In the past three games, Wilson is 65-for-108 (60.2 percent) for 668 yards (6.19 YPA), two touchdowns and eight interceptions.

Entering Week 12, Wilson had a passer rating under 45 once in 74 career regular-season games. He has been below that mark twice in the past three games.

Seahawks players acknowledged everyone needs to play better than they did against the Packers. The receivers struggled with drops. And the defense allowed Aaron Rodgers to post a passer rating of 150.3, the highest mark of any opposing quarterback since Carroll became the Seahawks' coach in 2010.

Going into Sunday, the Seahawks were 17-3 in regular-season games in December or January with Wilson and Carroll.

"I am not used to this feeling," linebacker Bobby Wagner said. "And it is not a feeling I want to get used to."

The Seahawks showed earlier this season in New England that when they are on, they can beat any team in the NFL. But they've also shown in the past three weeks that they have flaws.

The defense has a tremendous track record and the Seahawks have been mostly consistent on that side of the ball.

The running game continues to show signs of life, and while the offensive line was not the issue Sunday, the Seahawks know what they have there.

Wilson is the one who will make the difference. He consistently has shown he can rebound from tough outings and correct his mistakes.
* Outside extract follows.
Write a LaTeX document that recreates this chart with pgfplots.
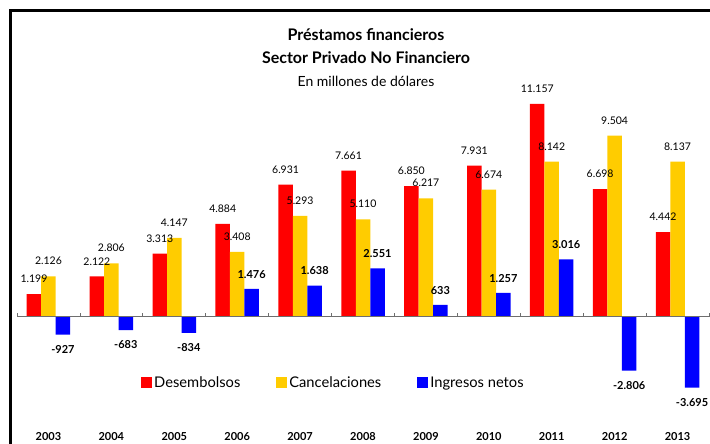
\documentclass[border=0pt]{standalone}
\usepackage{pgfplots}
\pgfplotsset{compat=1.18}
\usepackage{fontspec}
\setmainfont{Lato}
\definecolor{cRed}{RGB}{255,0,0}
\definecolor{cYel}{RGB}{255,204,0}
\definecolor{cBlue}{RGB}{0,0,255}
\definecolor{cAxis}{RGB}{110,110,110}
\begin{document}
\begin{tikzpicture}
\useasboundingbox (0pt,0pt) rectangle (710pt,-444pt);
\begin{scope}
\clip (0pt,0pt) rectangle (710pt,-444pt);
\draw[line width=2.5pt] (10.3pt,-10.5pt) rectangle (760pt,-500pt);
\end{scope}
\node[font=\bfseries\fontsize{16}{18}\selectfont, anchor=base] at (366pt,-41pt) {Préstamos financieros};
\node[font=\bfseries\fontsize{16}{18}\selectfont, anchor=base] at (366pt,-64pt) {Sector Privado No Financiero};
\node[font=\fontsize{14}{16}\selectfont, anchor=base] at (366pt,-87pt) {En millones de dólares};
\begin{axis}[
  at={(17pt,-412.45pt)}, anchor=south west,
  scale only axis, width=692pt, height=324.55pt,
  xmin=-0.5, xmax=10.5, ymin=-5000, ymax=12000,
  ybar=0pt, bar width=14.5pt,
  axis x line*=bottom, axis y line=none,
  x axis line style={draw=none},
  xtick={0,1,2,3,4,5,6,7,8,9,10},
  xticklabels={2003,2004,2005,2006,2007,2008,2009,2010,2011,2012,2013},
  major tick length=0pt,
  xticklabel style={font=\bfseries\fontsize{11}{13}\selectfont, yshift=-16pt},
  clip=false,
  nodes near coords,
  every node near coord/.append style={font=\fontsize{10.5}{12}\selectfont, inner xsep=0pt, inner ysep=11.2pt, text=black},
  /pgf/number format/1000 sep={.},
  /pgf/number format/assume math mode=true,
  legend columns=3,
  legend style={at={(0.1792,0.0907)}, anchor=west, draw=none, fill=none, inner sep=0pt,
    font=\fontsize{14.7}{16}\selectfont,
    /tikz/every even column/.append style={column sep=34pt}},
  legend image code/.code={\fill[#1] (0pt,-5pt) rectangle (11pt,6pt);},
]
\addplot[fill=cRed, draw=none] coordinates {(0,1199) (1,2122) (2,3313) (3,4884) (4,6931) (5,7661) (6,6850) (7,7931) (8,11157) (9,6698) (10,4442)};
\addplot[fill=cYel, draw=none] coordinates {(0,2126) (1,2806) (2,4147) (3,3408) (4,5293) (5,5110) (6,6217) (7,6674) (8,8142) (9,9504) (10,8137)};
\addplot[fill=cBlue, draw=none, every node near coord/.append style={font=\bfseries\fontsize{11}{13}\selectfont, inner ysep=10.5pt}] coordinates {(0,-927) (1,-683) (2,-834) (3,1476) (4,1638) (5,2551) (6,633) (7,1257) (8,3016) (9,-2806) (10,-3695)};
\legend{Desembolsos, Cancelaciones, Ingresos netos}
\draw[cAxis, line width=1pt] (axis cs:-0.5,0) -- (axis cs:10.5,0);
\pgfplotsinvokeforeach{-0.5,0.5,1.5,2.5,3.5,4.5,5.5,6.5,7.5,8.5,9.5,10.5}{\draw[cAxis, line width=0.8pt] (axis cs:#1,0) -- ++(0pt,4pt);}
\end{axis}
\end{tikzpicture}
\end{document}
As defensive end Cliff Avril explained, if the Seahawks finish strong in their last three games, Sunday's outing against the Packers will be forgotten.

"We can’t take it for granted that we’re just going to win," Avril said. "We’ve got to go out there and play, so it’s not a surprise. We’ve just got to make things happen. Things don’t happen on their own. We’ve got to collectively, as a group, everybody, go out and play lights out. But we still have three games in December. If we win these three games, y’all won’t talk about this."

The Seahawks face the Los Angeles Rams Thursday night. They need to make up a game on the Detroit Lions in the final three weeks to be in position for a first-round bye.

The ceiling for this team is still high, but Wilson's performance down the stretch will determine whether the Seahawks reach it.